--- start ---

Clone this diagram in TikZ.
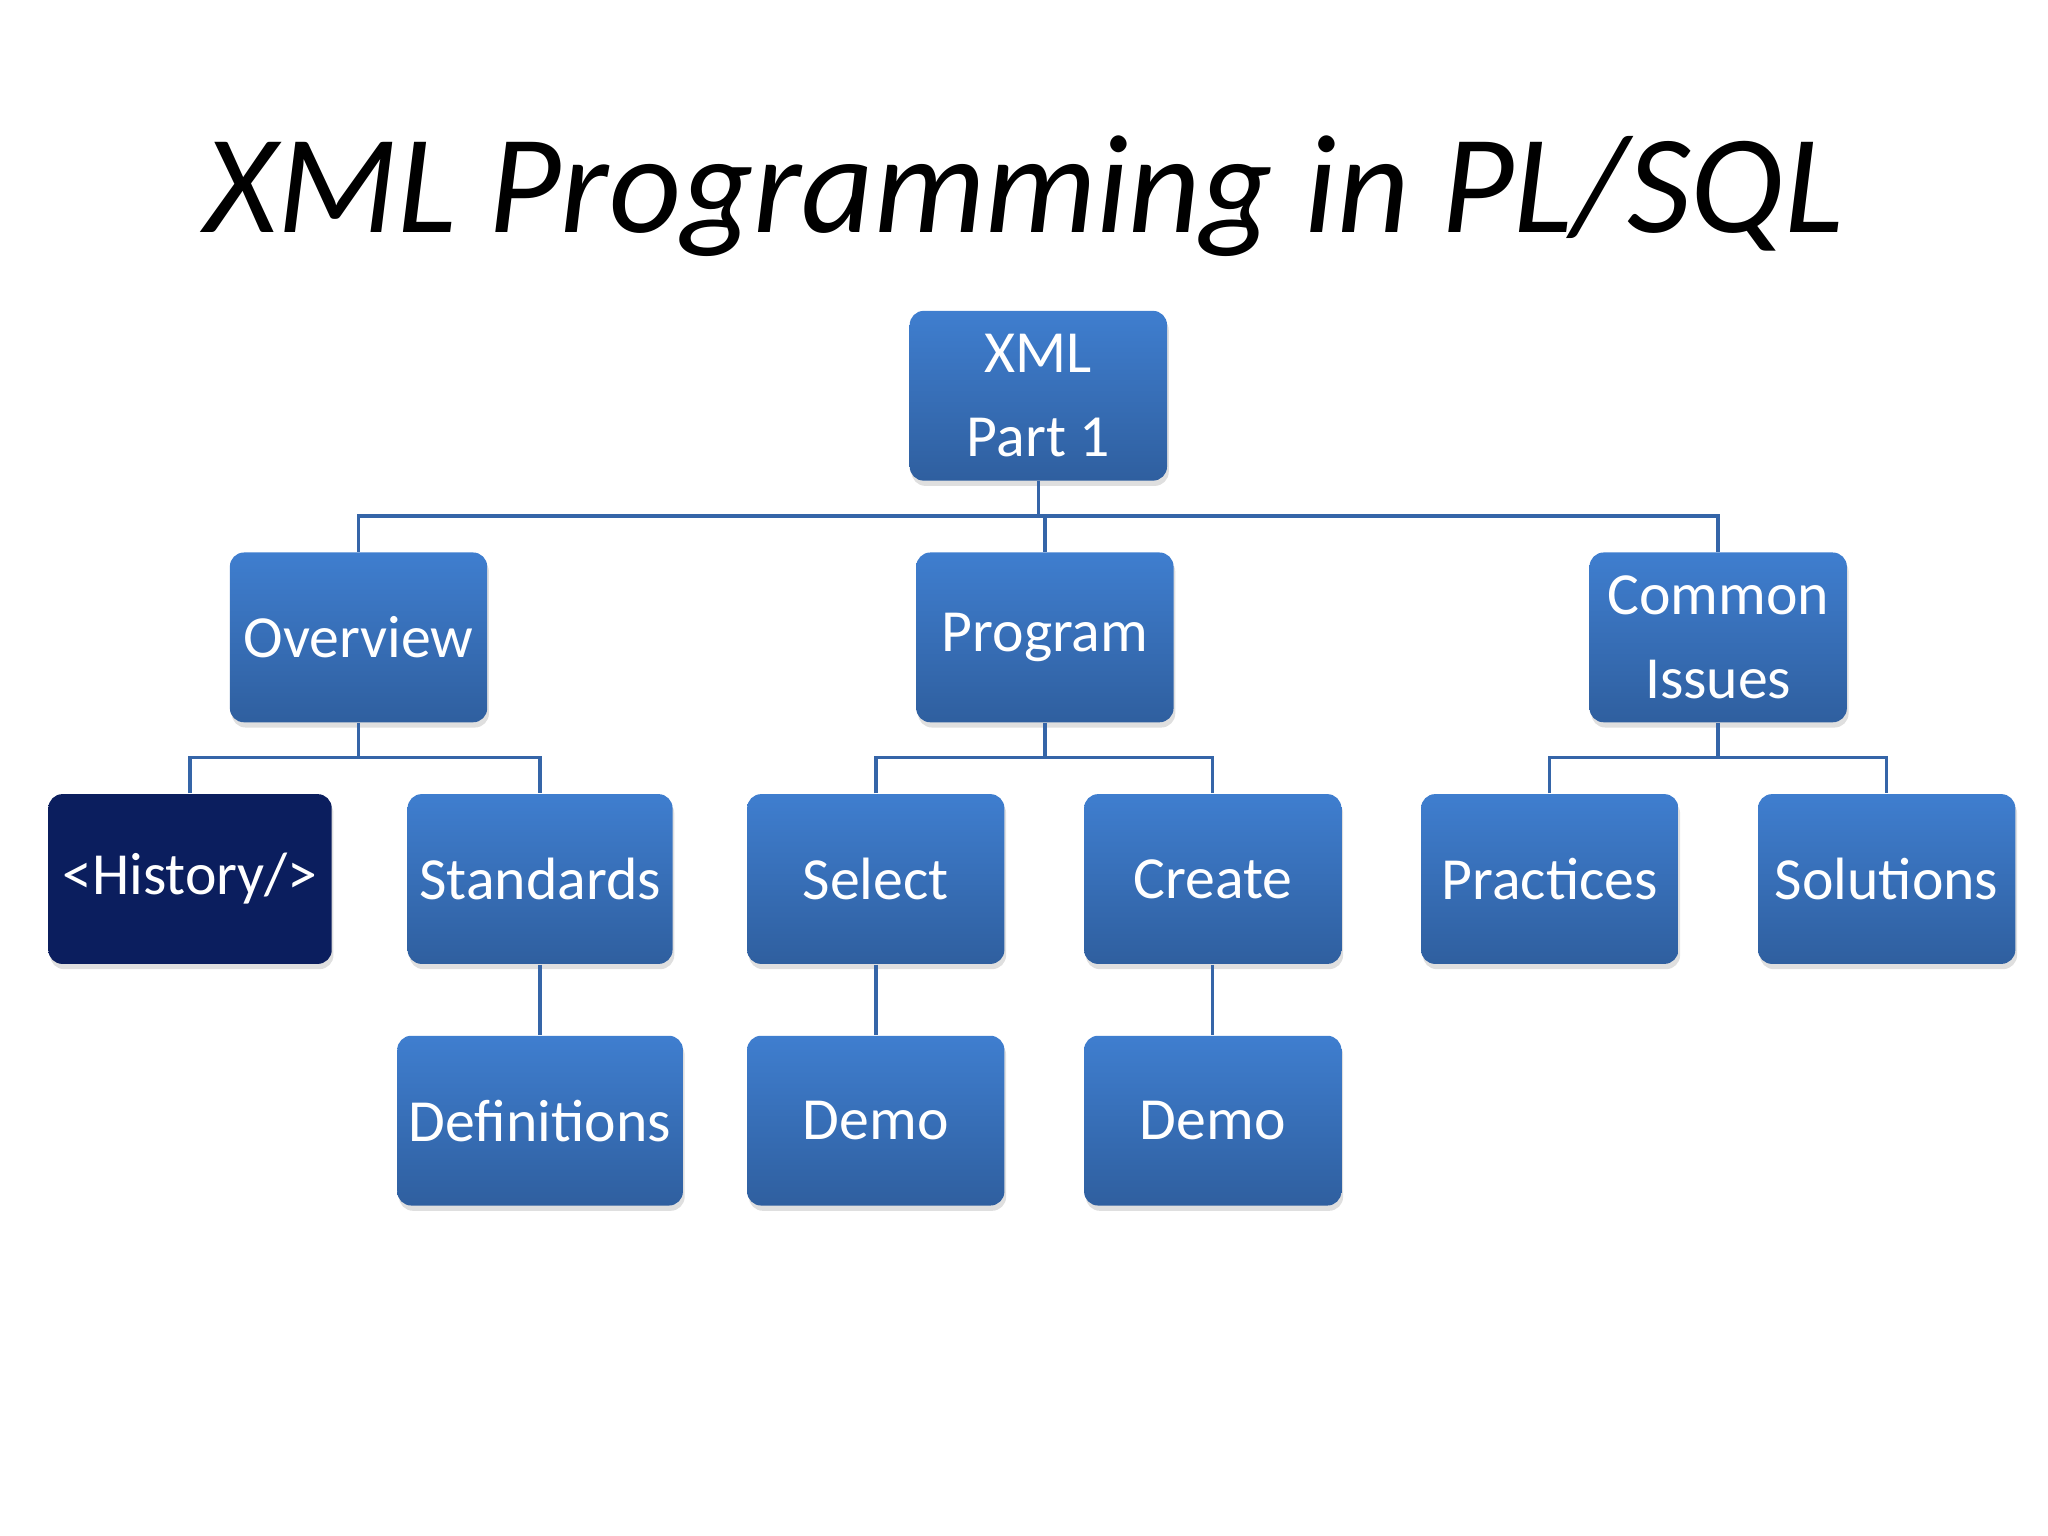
\documentclass[tikz,border=0pt]{standalone}
\usepackage{fontspec}
\setmainfont{Carlito}
\usetikzlibrary{shadows}
\begin{document}
\begin{tikzpicture}[x=0.01306cm,y=-0.01306cm,
 box/.style={draw=none,rounded corners=4pt,top color=blue1,bottom color=blue2,
   minimum width=2.573cm,minimum height=1.698cm,text=white,font=\fontsize{17}{24}\selectfont,align=center,
   drop shadow={shadow xshift=0.5pt,shadow yshift=-1.5pt,opacity=0.25}},
 conn/.style={draw=lineb,line width=1pt}]
\definecolor{blue1}{HTML}{3F7ECF}
\definecolor{blue2}{HTML}{2F5F9F}
\definecolor{lineb}{HTML}{3565A8}
\definecolor{dark}{HTML}{0B1E5E}
\useasboundingbox (0,0) rectangle (1568,1176);
\node[font=\itshape\fontsize{40}{48}\selectfont] (title) at (784,150) {XML Programming in PL/SQL};
\node[box] (xml) at (795,303) {XML\\Part 1};
\node[box] (overview) at (274.5,488) {Overview};
\node[box] (program) at (800,488) {Program};
\node[box] (common) at (1315.5,488) {Common\\Issues};
\node[box,top color=dark,bottom color=dark,minimum width=2.834cm] (history) at (145.5,673) {<History/>};
\node[box] (standards) at (413.5,673) {Standards};
\node[box] (select) at (670.5,673) {Select};
\node[box] (create) at (928.5,673) {Create};
\node[box] (practices) at (1186.5,673) {Practices};
\node[box] (solutions) at (1444.5,673) {Solutions};
\node[box] (definitions) at (413.5,858) {Definitions};
\node[box] (demo1) at (670.5,858) {Demo};
\node[box] (demo2) at (928.5,858) {Demo};
\coordinate (b1) at (795,395);
\coordinate (b2) at (274.5,580);
\coordinate (b3) at (800,580);
\coordinate (b4) at (1315.5,580);
\draw[conn] (xml.south) -- (b1);
\draw[conn] (overview.north) |- (b1) -| (common.north);
\draw[conn] (program.north) -- (program.north |- b1);
\draw[conn] (overview.south) -- (b2);
\draw[conn] (history.north) |- (b2) -| (standards.north);
\draw[conn] (program.south) -- (b3);
\draw[conn] (select.north) |- (b3) -| (create.north);
\draw[conn] (common.south) -- (b4);
\draw[conn] (practices.north) |- (b4) -| (solutions.north);
\draw[conn] (standards.south) -- (definitions.north);
\draw[conn] (select.south) -- (demo1.north);
\draw[conn] (create.south) -- (demo2.north);
\end{tikzpicture}
\end{document}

--- end ---

- **Stated exercise**:
Leave the images out and output the remaining material exactly as it stands.

- **Result of this task**:
Clone this diagram in TikZ.
\documentclass[tikz,border=0pt]{standalone}
\usepackage{fontspec}
\setmainfont{Carlito}
\usetikzlibrary{shadows}
\begin{document}
\begin{tikzpicture}[x=0.01306cm,y=-0.01306cm,
 box/.style={draw=none,rounded corners=4pt,top color=blue1,bottom color=blue2,
   minimum width=2.573cm,minimum height=1.698cm,text=white,font=\fontsize{17}{24}\selectfont,align=center,
   drop shadow={shadow xshift=0.5pt,shadow yshift=-1.5pt,opacity=0.25}},
 conn/.style={draw=lineb,line width=1pt}]
\definecolor{blue1}{HTML}{3F7ECF}
\definecolor{blue2}{HTML}{2F5F9F}
\definecolor{lineb}{HTML}{3565A8}
\definecolor{dark}{HTML}{0B1E5E}
\useasboundingbox (0,0) rectangle (1568,1176);
\node[font=\itshape\fontsize{40}{48}\selectfont] (title) at (784,150) {XML Programming in PL/SQL};
\node[box] (xml) at (795,303) {XML\\Part 1};
\node[box] (overview) at (274.5,488) {Overview};
\node[box] (program) at (800,488) {Program};
\node[box] (common) at (1315.5,488) {Common\\Issues};
\node[box,top color=dark,bottom color=dark,minimum width=2.834cm] (history) at (145.5,673) {<History/>};
\node[box] (standards) at (413.5,673) {Standards};
\node[box] (select) at (670.5,673) {Select};
\node[box] (create) at (928.5,673) {Create};
\node[box] (practices) at (1186.5,673) {Practices};
\node[box] (solutions) at (1444.5,673) {Solutions};
\node[box] (definitions) at (413.5,858) {Definitions};
\node[box] (demo1) at (670.5,858) {Demo};
\node[box] (demo2) at (928.5,858) {Demo};
\coordinate (b1) at (795,395);
\coordinate (b2) at (274.5,580);
\coordinate (b3) at (800,580);
\coordinate (b4) at (1315.5,580);
\draw[conn] (xml.south) -- (b1);
\draw[conn] (overview.north) |- (b1) -| (common.north);
\draw[conn] (program.north) -- (program.north |- b1);
\draw[conn] (overview.south) -- (b2);
\draw[conn] (history.north) |- (b2) -| (standards.north);
\draw[conn] (program.south) -- (b3);
\draw[conn] (select.north) |- (b3) -| (create.north);
\draw[conn] (common.south) -- (b4);
\draw[conn] (practices.north) |- (b4) -| (solutions.north);
\draw[conn] (standards.south) -- (definitions.north);
\draw[conn] (select.south) -- (demo1.north);
\draw[conn] (create.south) -- (demo2.north);
\end{tikzpicture}
\end{document}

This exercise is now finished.